■ The task ■
Starting with the first line below, extract each line through the one that contains "(ia) at (512.75,512.75)", inclusive, excluding pictures.
——
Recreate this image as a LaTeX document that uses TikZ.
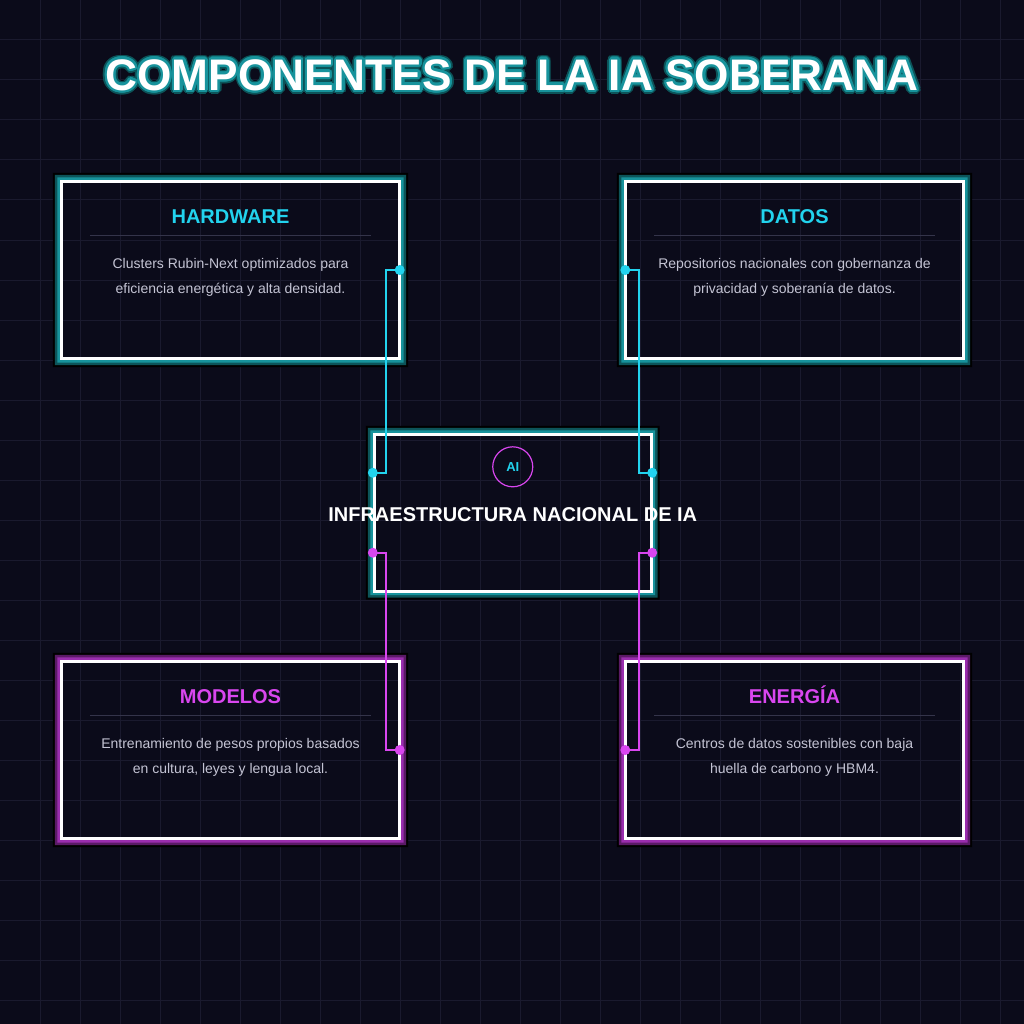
\documentclass[tikz,border=0pt]{standalone}
\usepackage{fontspec}
\setmainfont{Liberation Sans}
\usetikzlibrary{calc}
\definecolor{iabg}{HTML}{0B0B1A}
\definecolor{iagrid}{HTML}{1A1A2E}
\definecolor{iacyan}{HTML}{22D3EE}
\definecolor{iamagenta}{HTML}{D946EF}
\definecolor{iateal}{HTML}{17939C}
\definecolor{iatealdark}{HTML}{0C5459}
\definecolor{iapurple}{HTML}{9A2DAE}
\definecolor{iapurpledark}{HTML}{5A1A66}
\definecolor{iarule}{HTML}{34344A}
\definecolor{iatext}{HTML}{C4C4D4}

\begin{document}
\begin{tikzpicture}[x=1pt, y=-1pt,
    card/.style={rectangle, inner sep=0pt, minimum width=338pt, minimum height=177pt},
    hub/.style={card, minimum width=276.5pt, minimum height=156.5pt},
    cardline/.style={draw=white, line width=3pt},
    gridline/.style={draw=iagrid, line width=1pt},
    headline/.style={font=\bfseries\fontsize{44.2}{44.2}\selectfont},
    cardtitle/.style={font=\bfseries\fontsize{20}{20}\selectfont},
    carddesc/.style={text=iatext, align=center, font=\fontsize{14}{25}\selectfont},
    sepline/.style={draw=iarule, line width=1pt},
    wire/.style={draw=#1, line width=2pt},
    pin/.style={fill=#1}
  ]
    \useasboundingbox (0,0) rectangle (1024,1024);
    \fill[iabg] (0,0) rectangle (1024,1024);
    \foreach \g in {40,80,...,1000} {
      \draw[gridline] (\g,0) -- (\g,1024);
      \draw[gridline] (0,\g) -- (1024,\g);
    }

    \coordinate (titlepos) at (512,75);
    \foreach \a in {0,20,...,340}
      \node[headline, text=iatealdark] at ($(titlepos)+(\a:4)$) {COMPONENTES DE LA IA SOBERANA};
    \foreach \a in {0,20,...,340}
      \node[headline, text=iateal] at ($(titlepos)+(\a:2.3)$) {COMPONENTES DE LA IA SOBERANA};
    \node[headline, text=white] (title) at (titlepos) {COMPONENTES DE LA IA SOBERANA};

    \node[card] (hw) at (230.5,270)  {};
    \node[card] (dt) at (794.5,270)  {};
    \node[card] (md) at (230.5,750)  {};
    \node[card] (en) at (794.5,750)  {};
    \node[hub]  (ia) at (512.75,512.75) {};

    \foreach \n/\m/\d in {hw/iateal/iatealdark, dt/iateal/iatealdark, ia/iateal/iatealdark,
                          md/iapurple/iapurpledark, en/iapurple/iapurpledark} {
      \foreach \r/\c in {8.5/black, 6.5/\d, 4/\m}
        \fill[\c, even odd rule] ($(\n.north west)+(-\r,-\r)$) rectangle ($(\n.south east)+(\r,\r)$)
                                 ($(\n.north west)+(-1.5,-1.5)$) rectangle ($(\n.south east)+(1.5,1.5)$);
      \draw[cardline] (\n.north west) rectangle (\n.south east);
    }

    \foreach \n/\t/\c/\body in {
        hw/HARDWARE/iacyan/{Clusters Rubin-Next optimizados para\\eficiencia energética y alta densidad.},
        dt/DATOS/iacyan/{Repositorios nacionales con gobernanza de\\privacidad y soberanía de datos.},
        md/MODELOS/iamagenta/{Entrenamiento de pesos propios basados\\en cultura, leyes y lengua local.},
        en/ENERGÍA/iamagenta/{Centros de datos sostenibles con baja\\huella de carbono y HBM4.}} {
      \node[cardtitle, text=\c, anchor=base] (\n-title) at ($(\n.north)+(0,42.5)$) {\t};
      \draw[sepline] ($(\n.north west)+(28.5,54)$) -- ($(\n.north east)+(-28.5,54)$);
      \node[carddesc] (\n-desc) at ($(\n.north)+(0,96)$) {\body};
    }

    \node[circle, draw=iamagenta, line width=1.2pt, minimum size=40pt, inner sep=0pt,
          text=iacyan, font=\bfseries\fontsize{13}{13}\selectfont] (badge) at ($(ia.north)+(0,32.5)$) {AI};
    \node[cardtitle, text=white] (hubtitle) at ($(ia.center)+(0,1.5)$) {INFRAESTRUCTURA NACIONAL DE IA};

    \coordinate (ia-nw) at ($(ia.west)+(-1.5,-40)$);
    \coordinate (ia-ne) at ($(ia.east)+(1,-40)$);
    \coordinate (ia-sw) at ($(ia.west)+(-1.5,40)$);
    \coordinate (ia-se) at ($(ia.east)+(1,40)$);

    \draw[wire=iacyan] (hw.east) -- ++(-13.5,0) |- (ia-nw);
    \draw[wire=iacyan] (dt.west) -- ++(13.5,0) |- (ia-ne);
    \draw[wire=iamagenta] (ia-sw) -- ++(13.5,0) |- (md.east);
    \draw[wire=iamagenta] (ia-se) -- ++(-13.5,0) |- (en.west);

    \foreach \p in {hw.east, dt.west, ia-nw, ia-ne}
      \fill[pin=iacyan] (\p) circle (5);
    \foreach \p in {md.east, en.west, ia-sw, ia-se}
      \fill[pin=iamagenta] (\p) circle (5);
  \end{tikzpicture}
\end{document}
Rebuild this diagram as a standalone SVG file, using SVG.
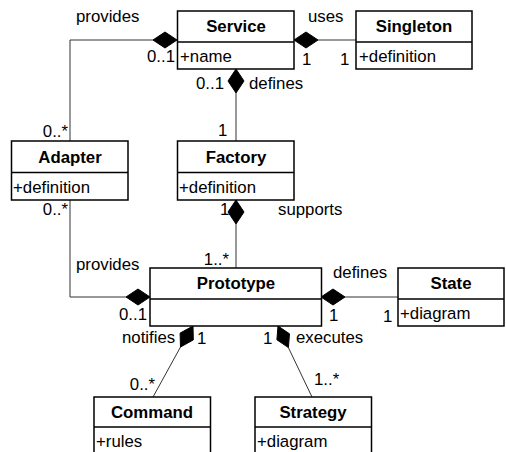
<svg xmlns="http://www.w3.org/2000/svg" width="506" height="452" viewBox="0 0 506 452">
<style>
.box{fill:#fff;stroke:#000;stroke-width:1.5}
.div{stroke:#000;stroke-width:1.5}
.t{font-family:"Liberation Sans",Arial,sans-serif;font-size:16.8px;fill:#000}
.h{font-weight:bold;text-anchor:middle}
.c{fill:none;stroke:#333;stroke-width:1}
.d{fill:#000;stroke:#000;stroke-width:1}
.r{text-anchor:end}
</style>
<rect width="506" height="452" fill="#fff"/>
<g id="connectors">
<polyline class="c" points="153,40 70,40 70,141"/>
<polygon class="d" points="177,40 165,32 153,40 165,48"/>
<line class="c" x1="318" y1="40" x2="356" y2="40"/>
<polygon class="d" points="294,40 306,32 318,40 306,48"/>
<line class="c" x1="236" y1="93" x2="236" y2="141"/>
<polygon class="d" points="236,69 228,81 236,93 244,81"/>
<line class="c" x1="236" y1="224" x2="236" y2="268"/>
<polygon class="d" points="236,200 228,212 236,224 244,212"/>
<polyline class="c" points="126,297 70,297 70,200"/>
<polygon class="d" points="150,297 138,289 126,297 138,305"/>
<line class="c" x1="345" y1="297" x2="398" y2="297"/>
<polygon class="d" points="321,297 333,289 345,297 333,305"/>
<line class="c" x1="180.5" y1="347" x2="153" y2="397"/>
<polygon class="d" points="193,326 193.3,339.9 180.5,347 180.1,333.1"/>
<line class="c" x1="288.4" y1="347.6" x2="312" y2="397"/>
<polygon class="d" points="278,326 289.5,333.8 288.4,347.6 276.9,339.8"/>
<text class="t" x="76" y="22">provides</text>
<text class="t r" x="175" y="62">0..1</text>
<text class="t r" x="224" y="89">0..1</text>
<text class="t" x="249" y="89">defines</text>
<text class="t" x="308" y="22">uses</text>
<text class="t" x="302" y="65">1</text>
<text class="t" x="340" y="65">1</text>
<text class="t r" x="68" y="137">0..*</text>
<text class="t" x="218" y="136">1</text>
<text class="t r" x="68" y="215">0..*</text>
<text class="t" x="220" y="215">1</text>
<text class="t" x="278" y="215">supports</text>
<text class="t r" x="229" y="265">1..*</text>
<text class="t" x="76" y="270">provides</text>
<text class="t r" x="147" y="320">0..1</text>
<text class="t" x="333" y="278">defines</text>
<text class="t" x="329" y="321">1</text>
<text class="t" x="383" y="322">1</text>
<text class="t" x="122" y="343">notifies</text>
<text class="t" x="197" y="344">1</text>
<text class="t r" x="155" y="390">0..*</text>
<text class="t" x="263" y="344">1</text>
<text class="t" x="296" y="343">executes</text>
<text class="t" x="314" y="385">1..*</text>
</g>
<g id="Service">
<rect class="box" x="177.5" y="11" width="116.5" height="58"/>
<line class="div" x1="177.5" y1="42" x2="294" y2="42"/>
<text class="t h" x="236" y="32">Service</text>
<text class="t" x="180" y="62">+name</text>
</g>
<g id="Singleton">
<rect class="box" x="356" y="11" width="116" height="58"/>
<line class="div" x1="356" y1="42" x2="472" y2="42"/>
<text class="t h" x="414" y="32">Singleton</text>
<text class="t" x="359" y="62">+definition</text>
</g>
<g id="Adapter">
<rect class="box" x="11.5" y="141" width="116.5" height="59"/>
<line class="div" x1="11.5" y1="172.5" x2="128" y2="172.5"/>
<text class="t h" x="70" y="163">Adapter</text>
<text class="t" x="13" y="193">+definition</text>
</g>
<g id="Factory">
<rect class="box" x="177.5" y="141" width="116.5" height="59"/>
<line class="div" x1="177.5" y1="172.5" x2="294" y2="172.5"/>
<text class="t h" x="236" y="163">Factory</text>
<text class="t" x="179" y="193">+definition</text>
</g>
<g id="Prototype">
<rect class="box" x="150" y="268" width="171.5" height="58"/>
<line class="div" x1="150" y1="299" x2="321.5" y2="299"/>
<text class="t h" x="236" y="289">Prototype</text>
</g>
<g id="State">
<rect class="box" x="398" y="268" width="106" height="58"/>
<line class="div" x1="398" y1="299" x2="504" y2="299"/>
<text class="t h" x="451" y="289">State</text>
<text class="t" x="400" y="319">+diagram</text>
</g>
<g id="Command">
<rect class="box" x="94" y="397" width="116.5" height="60"/>
<line class="div" x1="94" y1="427" x2="210.5" y2="427"/>
<text class="t h" x="152" y="418">Command</text>
<text class="t" x="96" y="447">+rules</text>
</g>
<g id="Strategy">
<rect class="box" x="255" y="397" width="116.5" height="60"/>
<line class="div" x1="255" y1="427" x2="371.5" y2="427"/>
<text class="t h" x="313" y="418">Strategy</text>
<text class="t" x="257" y="447">+diagram</text>
</g>
</svg>
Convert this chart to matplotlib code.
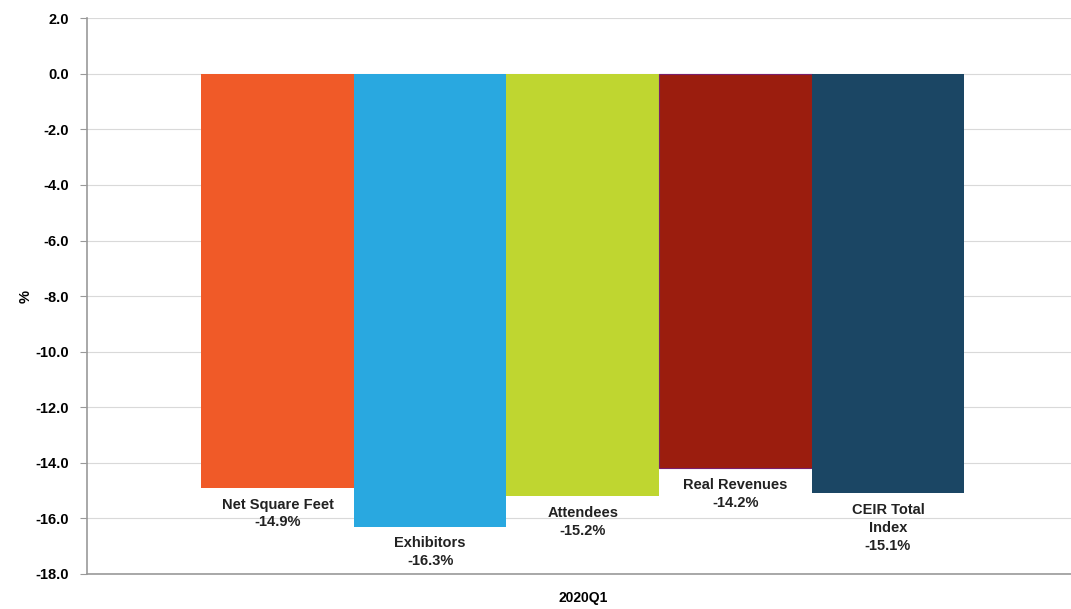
——
■ Solution to this exercise ■
Recreate this image as a LaTeX document that uses TikZ.
\documentclass[tikz,border=0pt]{standalone}
\usepackage{fontspec}
\setmainfont{Liberation Sans}
\usetikzlibrary{calc}
\definecolor{iabg}{HTML}{0B0B1A}
\definecolor{iagrid}{HTML}{1A1A2E}
\definecolor{iacyan}{HTML}{22D3EE}
\definecolor{iamagenta}{HTML}{D946EF}
\definecolor{iateal}{HTML}{17939C}
\definecolor{iatealdark}{HTML}{0C5459}
\definecolor{iapurple}{HTML}{9A2DAE}
\definecolor{iapurpledark}{HTML}{5A1A66}
\definecolor{iarule}{HTML}{34344A}
\definecolor{iatext}{HTML}{C4C4D4}

\begin{document}
\begin{tikzpicture}[x=1pt, y=-1pt,
    card/.style={rectangle, inner sep=0pt, minimum width=338pt, minimum height=177pt},
    hub/.style={card, minimum width=276.5pt, minimum height=156.5pt},
    cardline/.style={draw=white, line width=3pt},
    gridline/.style={draw=iagrid, line width=1pt},
    headline/.style={font=\bfseries\fontsize{44.2}{44.2}\selectfont},
    cardtitle/.style={font=\bfseries\fontsize{20}{20}\selectfont},
    carddesc/.style={text=iatext, align=center, font=\fontsize{14}{25}\selectfont},
    sepline/.style={draw=iarule, line width=1pt},
    wire/.style={draw=#1, line width=2pt},
    pin/.style={fill=#1}
  ]
    \useasboundingbox (0,0) rectangle (1024,1024);
    \fill[iabg] (0,0) rectangle (1024,1024);
    \foreach \g in {40,80,...,1000} {
      \draw[gridline] (\g,0) -- (\g,1024);
      \draw[gridline] (0,\g) -- (1024,\g);
    }

    \coordinate (titlepos) at (512,75);
    \foreach \a in {0,20,...,340}
      \node[headline, text=iatealdark] at ($(titlepos)+(\a:4)$) {COMPONENTES DE LA IA SOBERANA};
    \foreach \a in {0,20,...,340}
      \node[headline, text=iateal] at ($(titlepos)+(\a:2.3)$) {COMPONENTES DE LA IA SOBERANA};
    \node[headline, text=white] (title) at (titlepos) {COMPONENTES DE LA IA SOBERANA};

    \node[card] (hw) at (230.5,270)  {};
    \node[card] (dt) at (794.5,270)  {};
    \node[card] (md) at (230.5,750)  {};
    \node[card] (en) at (794.5,750)  {};
    \node[hub]  (ia) at (512.75,512.75) {};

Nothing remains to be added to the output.